Othman spent 14 months taste testing what would became Sababa’s signature falafel, using fluffy Italian chickpeas as its main ingredient.

He found a location in Garden Grove to open up the restaurant with his wife, Suzie, and decided on “Sababa” as its name.

“I always loved that word,” Othman said. “It just rolls off the tongue easily.”

For those not conversant in Arabic, a translation of “Sababa” is displayed on a wall at the falafel shop.

“Amazing.” “Excellent.” “Awesome.”

Sababa chicken bowl with vegetables, tahini sauce and sumac spice at Sababa Falafel Shop.
The Sababa chicken bowl with vegetables, tahini sauce and sumac spice for a lunch order at Sababa Falafel Shop in Garden Grove.
(James Carbone)

And the dining experience lives up to the name.

Gadeer Muhammad makes the trek from Rancho Cucamonga to dine at Sababa Falafel with her family.

“Anytime we’re in Orange County for a beach day, or whatever, Sababa is one of those spots that we are going to stop at,” she says. “They’ve literally brought Palestine to O.C. Their food is amazing.”

From a speedy assembly line, patrons can have their pita sandwiches stuffed “Sababa style” with ingredients like red cabbage, spicy chili sauce, pickles, tahini, parsley and hummus.

The falafels are flash fried in fresh oil every day.

With grilled halal chicken, ribeye and fried veggie options, there’s something for everyone when placing their orders.

“We have a lot of vegans,” Othman said. “We have a lot of vegetarians.
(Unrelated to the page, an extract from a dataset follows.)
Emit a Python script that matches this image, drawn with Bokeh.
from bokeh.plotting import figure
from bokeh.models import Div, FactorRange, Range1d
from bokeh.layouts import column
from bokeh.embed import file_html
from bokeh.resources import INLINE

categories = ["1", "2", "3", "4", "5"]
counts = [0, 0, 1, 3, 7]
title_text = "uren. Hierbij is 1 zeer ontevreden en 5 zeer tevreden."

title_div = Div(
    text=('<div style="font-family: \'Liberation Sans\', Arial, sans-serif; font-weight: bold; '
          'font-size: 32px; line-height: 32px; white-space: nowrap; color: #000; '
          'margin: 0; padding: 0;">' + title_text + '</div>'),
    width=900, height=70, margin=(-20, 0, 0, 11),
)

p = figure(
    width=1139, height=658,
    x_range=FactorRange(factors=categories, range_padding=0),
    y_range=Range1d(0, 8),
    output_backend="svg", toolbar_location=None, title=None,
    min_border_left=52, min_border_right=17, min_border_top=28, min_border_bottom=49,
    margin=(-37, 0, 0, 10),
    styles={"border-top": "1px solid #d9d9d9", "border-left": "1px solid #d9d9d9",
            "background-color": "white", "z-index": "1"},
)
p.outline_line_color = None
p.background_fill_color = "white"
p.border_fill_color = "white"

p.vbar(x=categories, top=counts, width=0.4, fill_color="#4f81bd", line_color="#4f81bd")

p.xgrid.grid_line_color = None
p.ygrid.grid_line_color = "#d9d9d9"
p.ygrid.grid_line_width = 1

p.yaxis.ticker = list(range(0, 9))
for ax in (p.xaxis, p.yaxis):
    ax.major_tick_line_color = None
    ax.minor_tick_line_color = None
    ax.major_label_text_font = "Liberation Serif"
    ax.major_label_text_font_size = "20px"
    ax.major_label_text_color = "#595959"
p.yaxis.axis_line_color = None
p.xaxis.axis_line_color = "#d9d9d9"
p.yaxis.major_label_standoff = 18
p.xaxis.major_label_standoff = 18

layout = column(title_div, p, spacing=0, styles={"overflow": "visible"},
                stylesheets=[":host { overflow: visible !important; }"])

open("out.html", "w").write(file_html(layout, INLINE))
We have a lot of Middle Easterners. There’s a mix!”

That eclectic, loyal customer base helped land Sababa Falafel on Yelp’s coveted list last year.

Othman pulled a Yelp “Top 100” certificate off his shelf and then proudly donned a commemorative apron from the company over his head when recounting the honor.

“It’s crazy to say, but our business increased by 200% thanks to Yelp,” he said. “That’s a huge increase.”

The boost in revenue helped him make a successful offer on the hair salon next door in a bid to modestly expand the restaurant. Othman tapped architect Talal Ammouri to design a new dining room, as he had with the restaurant’s original wing.

Kamyar Dibaj enjoys his lunch sitting in the open window dinning area at Sababa Falafel Shop.
Kamyar Dibaj, who works in Garden Grove, enjoys his lunch sitting in the new open window dinning area at Sababa Falafel Shop.
(James Carbone)

After months of construction, it finally opened last month.

With the new addition, Sababa Falafel can stretch out its legs beyond the few tables stationed on the sidewalk outside of the restaurant.

“Of course, I wanted something nice for our customers where they can sit, relax and have a decent meal,” Othman said.

Now finished, the dining room features booths decorated with Palestinian embroidery patterns, a hot-tea station and a neon olive tree branch light that beams over the din of patrons conversing over a meal.

It’s Othman’s way of keeping the restaurant family friendly while giving younger patrons a hip destination to hang out at with friends.

All the added space comes just in time for the Islamic holy month of Ramadan, as Muslims around the world are currently fasting from sunup until sundown in observance.

As in the past, Othman will maintain regular business hours but expand offerings to include desserts like knafeh, a sweet and salty Palestinian cheese pastry, at night while serving specialty coffees on select Saturdays.

But whether during Ramadan or all year round, one of the best compliments Othman receives about Sababa Falafel comes from fellow Palestinians who say his falafels taste just like they do back home.

“That’s exactly what I want to hear,” he said. “That’s what my own taste buds were looking for when I opened this restaurant.”